Carleton renegotiating $15M donation for Manning school
Oil tycoon's foundation has control over politics program's curriculum and hiring
The Canadian Press
Posted: Jul 12, 2012 10:36 PM ET
Last Updated: Jul 12, 2012 10:32 PM ET
Carleton University says the $15-million donor agreement for its showcase school of political management, fronted by Preston Manning, does not reflect the university's academic independence and will be renegotiated.
The concession comes after the Canadian Association of University Teachers took aim at what it called "unprecedented and unacceptable" provisions in Carleton's secret deal with Calgary businessman Clayton Riddell.

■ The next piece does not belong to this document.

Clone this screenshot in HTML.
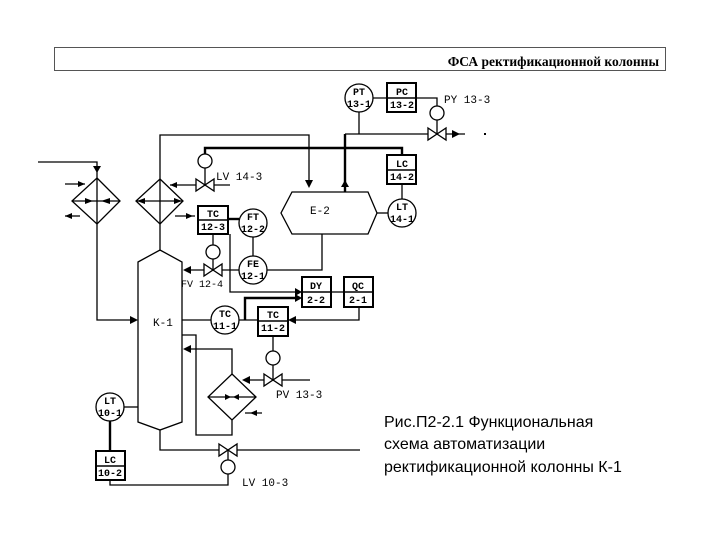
<!DOCTYPE html>
<html><head><meta charset="utf-8"><style>
body{margin:0;background:#fff;width:720px;height:540px;overflow:hidden}
svg{display:block}
.t{font-family:"Liberation Mono",monospace;font-size:10px;fill:#000;font-weight:bold}
.l{font-family:"Liberation Mono",monospace;font-size:11px;fill:#000}
</style></head><body>
<svg width="720" height="540" viewBox="0 0 720 540" xmlns="http://www.w3.org/2000/svg">
<rect x="54.5" y="47.5" width="611" height="23" fill="none" stroke="#555" stroke-width="1"/>
<text x="659" y="66" text-anchor="end" font-family="Liberation Serif,serif" font-weight="bold" font-size="13.5">ФСА ректификационной колонны</text>

<g stroke="#000" stroke-width="1.3" fill="none">
<polyline points="38,162 97,162 97,320 132,320"/>
<polygon points="97,178 120,201 97,224 72,201"/>
<line x1="72" y1="201" x2="120" y2="201"/>
<line x1="65" y1="184" x2="85" y2="184"/>
<line x1="65" y1="216" x2="80" y2="216"/>
<polyline points="160,250 160,135 309,135 309,185"/>
<polygon points="160,179 183,201 160,224 136,201"/>
<line x1="136" y1="201" x2="183" y2="201"/>
<line x1="170" y1="185" x2="230" y2="185"/>
<line x1="175" y1="216" x2="195" y2="216"/>
<circle cx="205" cy="161" r="7"/>
<line x1="205" y1="168" x2="205" y2="185"/>
<polyline points="345,134 432,134"/>
<line x1="446" y1="134" x2="465" y2="134"/>
<polygon points="292,192 368,192 377,213 368,234 292,234 281,213"/>
<line x1="377" y1="213" x2="388" y2="213"/>
<circle cx="359" cy="98" r="14"/>
<line x1="359" y1="112" x2="359" y2="134"/>
<polyline points="373,98 437,98 437,106"/>
<circle cx="437" cy="113" r="7"/>
<line x1="437" y1="120" x2="437" y2="134"/>
<line x1="402" y1="184" x2="402" y2="199"/>
<circle cx="402" cy="213" r="14"/>
<circle cx="253" cy="223" r="14"/>
<circle cx="253" cy="270" r="14"/>
<line x1="253" y1="237" x2="253" y2="256"/>
<circle cx="213" cy="252" r="7"/>
<line x1="213" y1="234" x2="213" y2="245"/>
<line x1="213" y1="259" x2="213" y2="270"/>
<line x1="186" y1="270" x2="239" y2="270"/>
<polyline points="267,270 322,270 322,234"/>
<polyline points="230,234 230,292 300,292"/>
<polygon points="138,262 160,250 182,262 182,422 160,430 138,422"/>
<line x1="331" y1="292" x2="344" y2="292"/>
<polyline points="359,307 359,320 290,320"/>
<line x1="182" y1="320" x2="211" y2="320"/>
<circle cx="225" cy="320" r="14"/>
<line x1="239" y1="320" x2="258" y2="320"/>
<line x1="273" y1="336" x2="273" y2="351"/>
<circle cx="273" cy="358" r="7"/>
<line x1="273" y1="365" x2="273" y2="380"/>
<line x1="244" y1="380" x2="310" y2="380"/>
<polygon points="232,374 256,397 232,420 208,397"/>
<line x1="208" y1="397" x2="256" y2="397"/>
<line x1="245" y1="413" x2="262" y2="413"/>
<polyline points="182,335 196,335 196,435 232,435 232,420"/>
<polyline points="232,374 232,349 188,349"/>
<polyline points="160,430 160,450 219,450"/>
<line x1="237" y1="450" x2="360" y2="450"/>
<circle cx="228" cy="467" r="7"/>
<line x1="228" y1="450" x2="228" y2="460"/>
<polyline points="228,474 228,485 110,485 110,480"/>
<circle cx="110" cy="407" r="14"/>
<line x1="124" y1="407" x2="138" y2="407"/>
</g>
<g stroke="#000" stroke-width="2" fill="#fff">
<rect x="387" y="83" width="29" height="29"/>
<rect x="387" y="155" width="29" height="29"/>
<rect x="198" y="206" width="30" height="28"/>
<rect x="302" y="277" width="29" height="30"/>
<rect x="344" y="277" width="29" height="30"/>
<rect x="258" y="307" width="30" height="29"/>
<rect x="96" y="451" width="29" height="29"/>
</g>
<g stroke="#000" stroke-width="2.4" fill="none">
<polyline points="205,154 205,148 402,148 402,155"/>
<polyline points="345,192 345,134"/>
<line x1="228" y1="219" x2="239" y2="219"/>
<polyline points="245,320 245,298 300,298"/>
<line x1="110" y1="421" x2="110" y2="451"/>
</g>
<g fill="#fff" stroke="#000" stroke-width="1.3">
<path d="M196,179 L214,191 L214,179 L196,191 Z"/>
<path d="M428,128 L446,140 L446,128 L428,140 Z"/>
<path d="M204,264 L222,276 L222,264 L204,276 Z"/>
<path d="M264,374 L282,386 L282,374 L264,386 Z"/>
<path d="M219,444 L237,456 L237,444 L219,456 Z"/>
</g>
<g stroke="#000" stroke-width="1.5">
<line x1="387" y1="98" x2="416" y2="98"/>
<line x1="387" y1="170" x2="416" y2="170"/>
<line x1="198" y1="220" x2="228" y2="220"/>
<line x1="302" y1="292" x2="331" y2="292"/>
<line x1="344" y1="292" x2="373" y2="292"/>
<line x1="258" y1="321" x2="288" y2="321"/>
<line x1="96" y1="466" x2="125" y2="466"/>
</g>
<g fill="#000">
<polygon points="93,166 101,166 97,173"/>
<polygon points="305,180 313,180 309,188"/>
<polygon points="341,187 349,187 345,180"/>
<polygon points="452,130 452,138 460,134"/>
<polygon points="78,181 78,187 85,184"/>
<polygon points="72,213 72,219 65,216"/>
<polygon points="85,198 85,204 93,201"/>
<polygon points="110,198 110,204 101,201"/>
<polygon points="145,198 145,204 137,201"/>
<polygon points="174,198 174,204 182,201"/>
<polygon points="177,182 177,188 170,185"/>
<polygon points="186,213 186,219 193,216"/>
<polygon points="130,316 130,324 138,320"/>
<polygon points="191,266 191,274 183,270"/>
<polygon points="295,288 295,296 302,292"/>
<polygon points="295,294 295,302 302,298"/>
<polygon points="296,316 296,324 288,320"/>
<polygon points="191,345 191,353 183,349"/>
<polygon points="250,376 250,384 242,380"/>
<polygon points="225,394 225,400 231,397"/>
<polygon points="239,394 239,400 233,397"/>
<polygon points="257,410 257,416 250,413"/>
<rect x="484" y="133" width="2" height="2"/>
</g>
<g class="t" text-anchor="middle">
<text x="359" y="95">PT</text><text x="359" y="107">13-1</text>
<text x="402" y="95">PC</text><text x="402" y="108">13-2</text>
<text x="402" y="167">LC</text><text x="402" y="180">14-2</text>
<text x="402" y="210">LT</text><text x="402" y="222">14-1</text>
<text x="213" y="217">TC</text><text x="213" y="230">12-3</text>
<text x="253" y="220">FT</text><text x="253" y="232">12-2</text>
<text x="253" y="267">FE</text><text x="253" y="279">12-1</text>
<text x="316" y="289">DY</text><text x="316" y="303">2-2</text>
<text x="358" y="289">QC</text><text x="358" y="303">2-1</text>
<text x="225" y="317">TC</text><text x="225" y="329">11-1</text>
<text x="273" y="318">TC</text><text x="273" y="331">11-2</text>
<text x="110" y="404">LT</text><text x="110" y="416">10-1</text>
<text x="110" y="463">LC</text><text x="110" y="476">10-2</text>
</g>
<g class="l">
<text x="216" y="180">LV 14-3</text>
<text x="444" y="103">PY 13-3</text>
<text x="310" y="214">E-2</text>
<text x="153" y="326">K-1</text>
<text x="181" y="287" font-size="10">FV 12-4</text>
<text x="276" y="398">PV 13-3</text>
<text x="242" y="486">LV 10-3</text>
</g>
<g font-family="Liberation Sans,sans-serif" font-size="16" fill="#000">
<text x="384" y="427">Рис.П2-2.1 Функциональная</text>
<text x="384" y="449">схема автоматизации</text>
<text x="384" y="472">ректификационной колонны К-1</text>
</g>
</svg>
</body></html>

The Riddell donation is announced in June, 2010. From left, John ApSimon, interim dean of Public Affairs, Chris Dornan, director of Kroeger College, Prof. Andre Turcotte, Preston Manning, Carleton President Roseann O’Reilly Runte, Chancellor Herb Gray and Board of Governors chair Jacques Shore. (James Park/Carleton Now)James Turk, executive director of the teachers' association, said he fears some cash-strapped Canadian universities have given up their academic independence to the highest bidder. Carleton quietly released the donor agreement for the Clayton H. Riddell Graduate Program in Political Management just before Canada Day after fighting The Canadian Press for almost a year to keep it under wraps.
The contract shows the Riddell Foundation effectively appointed three of five people on a steering committee that was given power over the graduate program's budget, academic hiring, executive director and curriculum.
A statement from the university says the donor agreement does not fully reflect Carleton's policies and procedures and that the offending provisions will be redrawn in collaboration with the donor.
The University of Toronto has faced a raft of similar criticisms over one of its schools, the Munk School of Global Affairs, established and partly funded by Barrick Gold Corp. chairman Peter Munk but with $50 million kicked in by the federal and Ontario governments.
Munk's deal with U of T gives him or his heirs sole discretion to yank $15 million of his donation if they're not happy with the school, and forces the university to rent office space to a foreign-affairs institute funded by Barrick Gold and Munk's family.
Corporate control outcry
Private funding of programs and schools within public universities has become a flashpoint for arguments over academic freedom, corporate control and public policy manipulation.
In another case, more than 200 professors at York University in Toronto signed a letter in March requesting the university stop a deal with a think-tank funded by former BlackBerry magnate Jim Balsillie until academic safeguards could be negotiated.
The letter stated that a proposed agreement with the Centre for International Governance Innovation to fund 10 research chairs allowed "unprecedented influence over the university's academic affairs."
In April, the Canadian Association of University Teachers warned it would launch a boycott this fall if two universities in Waterloo, Ont. — Wilfrid Laurier and the University of Waterloo — don't "amend the governance structure for the Balsillie School of International Affairs so that academic integrity is ensured."
And last September, Postmedia News prevailed in a three-year freedom-of-information fight with the University of Calgary over the release of funding details on two charitable-status trust accounts used by climate-change skeptics.
The documents revealed that the university received $175,000 from Talisman Energy for a public relations and lobbying campaign against government programs to restrict fossil fuel consumption and lower greenhouse gas emissions.
The University of Calgary subsequently issued a statement acknowledging "that there was insufficient management and governance oversight" and announcing new internal controls.